Ia sedang makan siang bersama teman sekantor di Warung Nasi Bu Sri, Jalan Setiabudi, Jakarta Selatan.
Meski mau membaur dan makan ramai-ramai di warung kaki lima, penampilan sang asisten manajer sebuah bank nasional itu tetap menunjukkan jika ia punya jabatan di kantornya. Tutur bahasanya lembut, duduknya rapi, tidak grusah-grusuh.
Manajer bank bernama Ridho ini merupakan salah satu profesional muda yang lebih mengutamakan kebutuhan pada waktu makan siang. Seorang asisten manajer penghasilannya boleh dibilang cukup lumayan, tapi mengapa tidak makan di restoran atau rumah makan yang berkelas, bukan di warung ecek ecek.
"Bagi saya biasa saja, tidak perlu gengsi, makan saja kok gengsi-gengsian, yang penting tempatnya bersih, halal dan enak," ujar Ridho kepada ngopibareng, saat makan siang, Kamis 17 Mei 2024.
Setiap jam makan siang, karyawan kantoran di Sudirman dan Jalan Thamrin pada keluar antre makan siang di warung di sekitar kantornya. Biasanya mereka sudah mempunyai langganan di beberapa warung yang menyediakan beraneka macam menu rumahan, tinggal memilih yang disukai. Ada penyet tempe, pecel lele/nila, ayam geprek, soto ayam lamongan, sayur asem, telur dadar serta bakwan.
Satu porsinya dibanderol Rp10.000 sampai Rp15.000 tidak lebih dari itu. Tetapi ada beberapa rumah makan di Jalan Setia Budi Jakarta Selatan ini yang menyediakan menu spesial, seperti Rawon Suroboyo, Sop buntut, sop iga dan bebek goreng yang harganya tentu lebih tinggi.
"Kalau makan di sini per porsi antara Rp 25.000 sampai Rp 50.00," ujar seorang karyawan bernama Hendra.
"Kalau dipresentasikan jumlahnya lebih banyak yang makan di warung ecek-ecek ini daripada yang berkelas", ujar karyawan yang lain.
Alasan mereka sederhana, menyesuaikan isi dompet.
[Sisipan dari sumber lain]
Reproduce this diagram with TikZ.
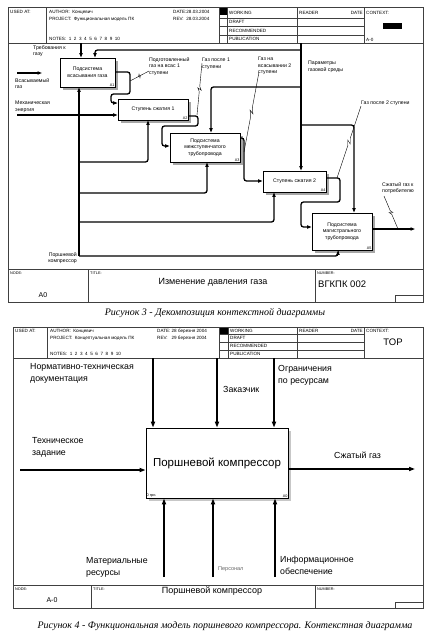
\documentclass[tikz,border=0pt]{standalone}
\usepackage{fontspec}
\setmainfont{Liberation Sans}
\newfontfamily\capfont{Liberation Serif}
\usetikzlibrary{positioning,arrows.meta,calc,shadows}

\newcommand\fs[2]{\fontsize{#1}{#2}\selectfont}
% squiggle leader from a label to its arrow
\newcommand\squig[2]{%
  \draw[leader] (#1) -- ($(#1)!.45!(#2)$) -- ($(#1)!.52!(#2)!1.8pt!90:(#2)$)
    -- ($(#1)!.48!(#2)!1.8pt!-90:(#2)$) -- ($(#1)!.55!(#2)$) -- (#2);}

\tikzset{
  frm/.style={draw=black!75, line width=0.5pt},
  hd/.style={font=\fs{4.6}{5}, inner sep=0pt, anchor=west},
  act/.style={draw, line width=0.8pt, fill=white, align=center, inner sep=0pt,
    font=\fs{5.2}{6.6},
    drop shadow={shadow xshift=2.5pt, shadow yshift=-2.5pt, fill=black!35, opacity=1}},
  boxid/.style={font=\fs{3.8}{4}, inner sep=0.8pt, anchor=south east},
  flow/.style={line width=1.3pt, rounded corners=2.5pt, -{Triangle[length=4.5pt,width=3.2pt]}},
  lbl/.style={font=\fs{5.2}{6.5}, inner sep=0pt, align=left},
  leader/.style={line width=0.4pt},
  bigflow/.style={line width=1.5pt, -{Triangle[length=6pt,width=4pt]}},
  biglbl/.style={font=\fs{8.8}{12}, inner sep=0pt, align=left},
}

\begin{document}
\begin{tikzpicture}[x=1pt,y=-1pt]
\useasboundingbox (0,0) rectangle (430,632);

% ===== A0 frame
\draw[frm] (8,7) rectangle (423,302);
\draw[frm] (8,43) -- (423,43);
\draw[frm] (8,269) -- (423,269);
\draw[frm] (46,7) -- (46,43) (219,7) -- (219,43) (227,7) -- (227,43)
  (297,7) -- (297,43) (364,7) -- (364,43);
\draw[frm] (219,18) -- (364,18) (219,26.5) -- (364,26.5) (219,35) -- (364,35);
\fill (219.5,7.5) rectangle (227,15);
\fill (383,23) rectangle (402,29);
\draw[frm] (88,269) -- (88,302) (315,269) -- (315,302);
\draw[frm] (395,302) |- (423,295);

\node[hd] (used1) at (10,12) {USED AT:};
\node[hd] (auth1) at (49,12) {AUTHOR:\ \ Концевич};
\node[hd] (proj1) at (49,19) {PROJECT:\ \ Функциональная модель ПК};
\node[hd] (note1) at (49,39) {NOTES:\ \ 1\ \ 2\ \ 3\ \ 4\ \ 5\ \ 6\ \ 7\ \ 8\ \ 9\ \ 10};
\node[hd] (date1) at (173,12) {DATE:28.03.2004};
\node[hd] (rev1) at (173,19) {REV:\ \ 28.03.2004};
\node[hd] (wrk1) at (229,12.5) {WORKING};
\node[hd] (drf1) at (229,22) {DRAFT};
\node[hd] (rec1) at (229,31) {RECOMMENDED};
\node[hd] (pub1) at (229,39) {PUBLICATION};
\node[hd] (rdr1) at (299,12.5) {READER};
\node[hd, anchor=east] (rdt1) at (363,12.5) {DATE};
\node[hd] (ctx1) at (366,12.5) {CONTEXT:};
\node[hd] (par1) at (366,39.5) {A-0};
\node[hd, font=\fs{3.8}{4}] (nod1) at (10,273) {NODE:};
\node[hd, font=\fs{3.8}{4}] (tit1) at (90,273) {TITLE:};
\node[hd, font=\fs{3.8}{4}] (num1) at (317,273) {NUMBER:};
\node[font=\fs{7}{8}, inner sep=0pt] (nodev1) at (43,295) {A0};
\node[font=\fs{9}{10}, inner sep=0pt] (titv1) at (213,282) {Изменение давления газа};
\node[hd, font=\fs{9.5}{10}] (numv1) at (318,284) {ВГКПК 002};

% ----- activities
\node[act, minimum width=55pt, minimum height=29pt] (a1) at (87.5,72.5) {Подсистема\\всасывания газа};
\node[act, minimum width=70pt, minimum height=21pt] (a2) at (153,109.5) {Ступень сжатия 1};
\node[act, minimum width=70pt, minimum height=29pt] (a3) at (205,147.5) {Подсистема\\межступенчатого\\трубопровода};
\node[act, minimum width=63pt, minimum height=21pt] (a4) at (294.5,181.5) {Ступень сжатия 2};
\node[act, minimum width=60pt, minimum height=37pt] (a5) at (342,231.5) {Подсистема\\магистрального\\трубопровода};
\node[boxid] (a1id) at (a1.south east) {A1};
\node[boxid] (a2id) at (a2.south east) {A2};
\node[boxid] (a3id) at (a3.south east) {A3};
\node[boxid] (a4id) at (a4.south east) {A4};
\node[boxid] (a5id) at (a5.south east) {A5};

% ----- free ends
\coordinate (req) at (81,43);
\coordinate (gasin) at (17,73);
\coordinate (gasend) at (42,73);
\coordinate (energy) at (17,115);
\coordinate (env) at (301,43);
\coordinate (mech) at (79,256);
\coordinate (gasout) at (415,229);

% ----- controls
\draw[flow] (req) -- (a1.north -| req);
\draw[flow] (env) -- (a4.north -| env);
\draw[flow] (env |- 0,50) -| (a1.north -| 95,0);
\draw[flow] (env |- 0,87) -| (a3.north -| 211,0);
\draw[flow] (env |- 0,125) -| (a5.north -| 354,0);

% ----- inputs and outputs
\draw[flow] (gasin) -- (gasend);
\draw[flow] (energy) -- (a2.west |- energy);
\draw[flow] (a1.east |- 0,72) -- (130,72) -- (130,94) -- (111,94) -- (111,103) -- (a2.west |- 0,103);
\draw[flow] (a2.east |- 0,116) -- (198,116) -- (198,126) -- (162,126) -- (162,146) -- (a3.west |- 0,146);
\draw[flow] (a3.east |- 0,138) -- (244,138) -- (244,181) -- (a4.west |- 0,181);
\draw[flow] (a4.east |- 0,178) -- (340,178) -- (340,202) -- (301,202) -- (301,227) -- (a5.west |- 0,227);
\draw[flow] (a5.east |- gasout) -- (gasout);

% ----- mechanisms
\draw[flow] (mech) -- (a1.south -| mech);
\draw[flow] (mech |- 0,162) -| (a2.south -| 148,0);
\draw[flow] (mech |- 0,193) -| (a3.south -| 207,0);
\draw[flow] (mech |- 0,222) -| (a4.south -| 274,0);
\draw[flow] (mech) -| (a5.south -| 338,0);

% ----- labels
\node[lbl, anchor=north west] (lreq) at (33,45) {Требования к\\газу};
\node[lbl, anchor=north west] (lgas) at (15,78) {Всасываемый\\газ};
\node[lbl, anchor=north west] (leng) at (15,101) {Механическая\\энергия};
\node[lbl, anchor=north west] (lprep) at (149,57) {Подготовленный\\газ на всас 1\\ступени};
\node[lbl, anchor=north west] (lg1) at (202,58) {Газ после 1\\ступени};
\node[lbl, anchor=north west] (lg2in) at (258,57) {Газ на\\всасывании 2\\ступени};
\node[lbl, anchor=north west] (lenv) at (308,61) {Параметры\\газовой среды};
\node[lbl, anchor=west] (lg2) at (361,103) {Газ после 2 ступени};
\node[lbl, anchor=north west] (lout) at (382,182) {Сжатый газ к\\потребителю};
\node[lbl, anchor=north east, align=right] (lmech) at (77,252) {Поршневой\\компрессор};

\coordinate (p1) at (130,81);
\coordinate (p2) at (197,115);
\coordinate (p3) at (244,152);
\coordinate (p4) at (337,178);
\coordinate (p5) at (398,229);
\squig{149,71}{p1}
\squig{202,63}{p2}
\squig{259,72}{p3}
\squig{361,106}{p4}
\squig{384,196}{p5}

\node[font=\capfont\itshape\fs{10}{12}, inner sep=0pt] (cap1) at (215,313) {Рисунок 3 - Декомпозиция контекстной диаграммы};

% ===== A-0 frame
\draw[frm] (13,327) rectangle (423,608);
\draw[frm] (13,358) -- (423,358);
\draw[frm] (13,585) -- (423,585);
\draw[frm] (47,327) -- (47,358) (219,327) -- (219,358) (228,327) -- (228,358)
  (297,327) -- (297,358) (364,327) -- (364,358);
\draw[frm] (219,334.5) -- (364,334.5) (219,342) -- (364,342) (219,350) -- (364,350);
\fill (219.5,327.5) rectangle (228,333.5);
\draw[frm] (91,585) -- (91,608) (315,585) -- (315,608);
\draw[frm] (395,608) |- (423,602);

\node[hd] (used2) at (15,331) {USED AT:};
\node[hd] (auth2) at (50,331) {AUTHOR:\ \ Концевич};
\node[hd] (proj2) at (50,338.5) {PROJECT:\ \ Концептуальная модель ПК};
\node[hd] (note2) at (50,354) {NOTES:\ \ 1\ \ 2\ \ 3\ \ 4\ \ 5\ \ 6\ \ 7\ \ 8\ \ 9\ \ 10};
\node[hd] (date2) at (157,331) {DATE:\ 28 березня 2004};
\node[hd] (rev2) at (157,338.5) {REV:\ \ \ 29 березня 2004};
\node[hd] (wrk2) at (230,331) {WORKING};
\node[hd] (drf2) at (230,338.3) {DRAFT};
\node[hd] (rec2) at (230,346) {RECOMMENDED};
\node[hd] (pub2) at (230,354) {PUBLICATION};
\node[hd] (rdr2) at (299,331) {READER};
\node[hd, anchor=east] (rdt2) at (363,331) {DATE};
\node[hd] (ctx2) at (366,331) {CONTEXT:};
\node[font=\fs{9.5}{10}, inner sep=0pt] (top2) at (393,342) {TOP};
\node[hd, font=\fs{3.8}{4}] (nod2) at (15,589) {NODE:};
\node[hd, font=\fs{3.8}{4}] (tit2) at (93,589) {TITLE:};
\node[hd, font=\fs{3.8}{4}] (num2) at (317,589) {NUMBER:};
\node[font=\fs{7}{8}, inner sep=0pt] (nodev2) at (52,600) {A-0};
\node[font=\fs{9}{10}, inner sep=0pt] (titv2) at (212,591) {Поршневой компрессор};

\node[act, font=\fs{11.5}{13}, minimum width=142pt, minimum height=70pt,
  drop shadow={shadow xshift=2.5pt, shadow yshift=-2.5pt, fill=black!22, opacity=1}]
  (d0) at (217,463) {Поршневой компрессор};
\node[boxid, anchor=south west] (d0cost) at (d0.south west) {0 грн.};
\node[boxid] (d0id) at (d0.south east) {A0};

\coordinate (k1) at (153,358);
\coordinate (k2) at (217,358);
\coordinate (k3) at (274,358);
\coordinate (tz) at (20,470);
\coordinate (cg) at (415,469);
\coordinate (m1) at (164,577);
\coordinate (m2) at (213,577);
\coordinate (m3) at (275,577);
\draw[bigflow] (k1) -- (d0.north -| k1);
\draw[bigflow] (k2) -- (d0.north -| k2);
\draw[bigflow] (k3) -- (d0.north -| k3);
\draw[bigflow] (tz) -- (d0.west |- tz);
\draw[bigflow] (d0.east |- cg) -- (cg);
\draw[bigflow] (m1) -- (d0.south -| m1);
\draw[bigflow] (m2) -- (d0.south -| m2);
\draw[bigflow] (m3) -- (d0.south -| m3);

\node[biglbl, anchor=north west] (lntd) at (30,363) {Нормативно-техническая\\документация};
\node[biglbl, anchor=north west] (lcust) at (223,386) {Заказчик};
\node[biglbl, anchor=north west] (lres) at (278,365) {Ограничения\\по ресурсам};
\node[biglbl, anchor=north west] (ltz) at (32,437) {Техническое\\задание};
\node[biglbl, anchor=west] (lcg) at (334,455) {Сжатый газ};
\node[biglbl, anchor=north west] (lmat) at (86,557) {Материальные\\ресурсы};
\node[lbl, anchor=west, text=black!60, font=\fs{5.5}{6}] (lper) at (218,569) {Персонал};
\node[biglbl, anchor=north west] (linf) at (280,556) {Информационное\\обеспечение};

\node[font=\capfont\itshape\fs{10}{12}, inner sep=0pt] (cap2) at (225,626) {Рисунок 4 - Функциональная модель поршневого компрессора. Контекстная диаграмма};
\end{tikzpicture}
\end{document}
Selain di Jalan Setia Budi, sebuah lorong di Jalan H Agus Salim Sabang Jakarta Pusat juga terdapat puluhan warung makan yang dikelola oleh sebuah paguyuban pedagang kaki lima. Lokasi ini juga menjadi ampiran karyawnan perkantoran Jalan Thamrin. Menunya pun tidak jauh berbeda, ada nasi padang, nasi goreng, ayam penyet, ikan bakar, ketoprak dan masakan sunda lengkap dengan lalapan.
Untuk minuman tersedia jus, cendol, teh solo yang lagi ngetren, kopi panas serta air mineral. Pada jam makan siang di dua lokasi ini ramai dengan karyawan yang makan pun sekadar ngopi menghabiskan jam istirahat.
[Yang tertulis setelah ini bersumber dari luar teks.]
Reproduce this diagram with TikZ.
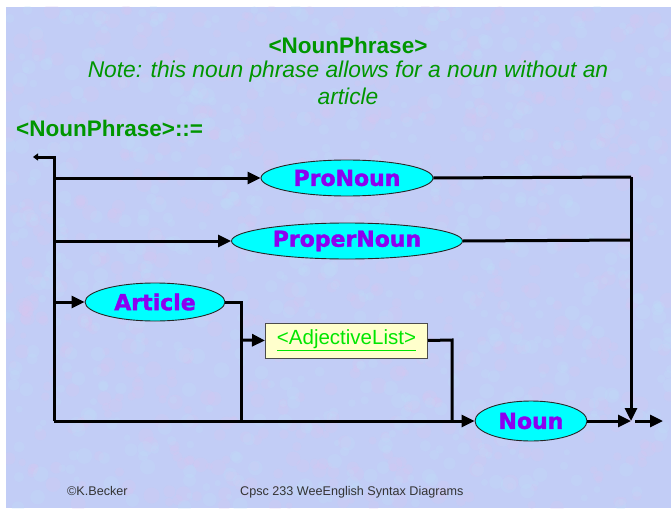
\documentclass[tikz,border=0pt]{standalone}
\usepackage{fontspec}
\setmainfont{Liberation Sans}
\newfontfamily\heavyfont{DejaVu Sans}[BoldFeatures={FakeBold=1.6}]
\usetikzlibrary{shapes.geometric,arrows.meta}

\definecolor{bgblue}{RGB}{194,205,246}
\definecolor{bgpink}{RGB}{220,198,240}
\definecolor{bgcyan}{RGB}{190,224,250}
\definecolor{titlegreen}{RGB}{0,150,0}
\definecolor{linkgreen}{RGB}{0,230,0}
\definecolor{termfill}{RGB}{0,255,255}
\definecolor{termtext}{RGB}{140,0,240}
\definecolor{boxfill}{RGB}{255,255,204}

\tikzset{
  term/.style={ellipse, draw=black!85, line width=0.9pt, fill=termfill, inner sep=0pt,
    text=termtext, font=\heavyfont\bfseries\fontsize{22}{26}\selectfont},
  nonterm/.style={rectangle, draw=black!70, line width=1pt, fill=boxfill, inner sep=0pt,
    minimum width=162pt, minimum height=35pt, text=linkgreen,
    font=\fontsize{20.5}{24}\selectfont},
  rail/.style={draw=black, line width=3pt},
  arr/.style={rail, -{Triangle[length=13pt,width=12pt]}},
  heading/.style={text=titlegreen, font=\bfseries\fontsize{22.5}{26}\selectfont},
  note/.style={text=titlegreen, font=\itshape\fontsize{22.8}{26}\selectfont},
  footer/.style={text=black!80, font=\fontsize{12.6}{15}\selectfont, anchor=west, inner sep=0pt}
}

\begin{document}
\begin{tikzpicture}[x=1pt,y=-1pt]
\useasboundingbox (0,0) rectangle (671,508);
% mottled paper background
\fill[bgblue] (6,7) rectangle (671,508);
\begin{scope}
\clip (6,7) rectangle (671,508);
\pgfmathsetseed{233}
\foreach \i in {1,...,700} {
  \pgfmathsetmacro{\px}{6+665*rnd}
  \pgfmathsetmacro{\py}{7+501*rnd}
  \pgfmathsetmacro{\pr}{3+5*rnd}
  \fill[bgpink, opacity=0.22] (\px,\py) circle[radius=\pr];
}
\foreach \i in {1,...,700} {
  \pgfmathsetmacro{\px}{6+665*rnd}
  \pgfmathsetmacro{\py}{7+501*rnd}
  \pgfmathsetmacro{\pr}{3+5*rnd}
  \fill[bgcyan, opacity=0.22] (\px,\py) circle[radius=\pr];
}
\end{scope}

% headings
\node[heading] (title) at (348,45) {<NounPhrase>};
\node[note] (note1) at (348,72) {Note: this noun phrase allows for a noun without an};
\node[note] (note2) at (348,96) {article};
\node[heading, anchor=west, inner sep=0pt] (rule) at (16,128) {<NounPhrase>::=};

% symbols
\node[term, minimum width=172pt, minimum height=36pt] (pronoun) at (347,178) {ProNoun};
\node[term, minimum width=231pt, minimum height=36pt] (proper) at (347,241) {ProperNoun};
\node[term, minimum width=140pt, minimum height=38pt] (article) at (155,302) {Article};
\node[nonterm] (adj) at (346.5,340.5) {\underline{<AdjectiveList>}};
\node[term, minimum width=112pt, minimum height=40pt] (noun) at (531,421) {Noun};

% rail corners
\coordinate (s) at (33,157);
\coordinate (top) at (54,157);
\coordinate (bot) at (54,421);
\coordinate (b1) at (54,178);
\coordinate (b2) at (54,241);
\coordinate (b3) at (54,302);
\coordinate (a1) at (241,302);
\coordinate (a2) at (241,421);
\coordinate (a3) at (241,340);
\coordinate (c1) at (452,340);
\coordinate (c2) at (452,421);
\coordinate (r1) at (631,177);
\coordinate (r2) at (631,240);
\coordinate (j) at (631,421);
\coordinate (jr) at (635,421);
\coordinate (e) at (663,421);

% rails
\draw[rail, {Triangle[length=5pt,width=7pt]}-] (s) -- (top) -- (bot);
\draw[arr] (b1) -- (pronoun.west);
\draw[arr] (b2) -- (proper.west);
\draw[arr] (b3) -- (article.west);
\draw[arr] (bot) -- (noun.west);
\draw[rail] (article.east) -- (a1) -- (a2);
\draw[arr] (a3) -- (adj.west);
\draw[rail] (adj.east) -- (c1) -- (c2);
\draw[rail] (pronoun.east) -- (r1);
\draw[rail] (proper.east) -- (r2);
\draw[arr] (r1) -- (j);
\draw[arr] (noun.east) -- (j);
\draw[arr] (jr) -- (e);

% footer
\node[footer] (author) at (67,491) {©K.Becker};
\node[footer] (course) at (240,492) {Cpsc 233 WeeEnglish Syntax Diagrams};
\end{tikzpicture}
\end{document}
Penuturan beberapa pemilik warung, omsetnya waktu jam makan siang cukup lumayan bisa untuk biaya sekolah anak-anak. Ia selalu bermurah hati pada pelanggannya supaya tidak pindah ke warung lain.
"Pelanggan yang sudah kenal lama, saya beri kelonggaran kalau kebetulan tidak membawa uang, bayar belakangan saja. Tapi semuanya tunai, habis makan langsung bayar tidak ada yang bon," ujar Bu Ati, salah seorang pemilik warung di Jalan Agus Salim, Sabang, Jakarta Pusat, langganan beberapa profesional muda makan siang.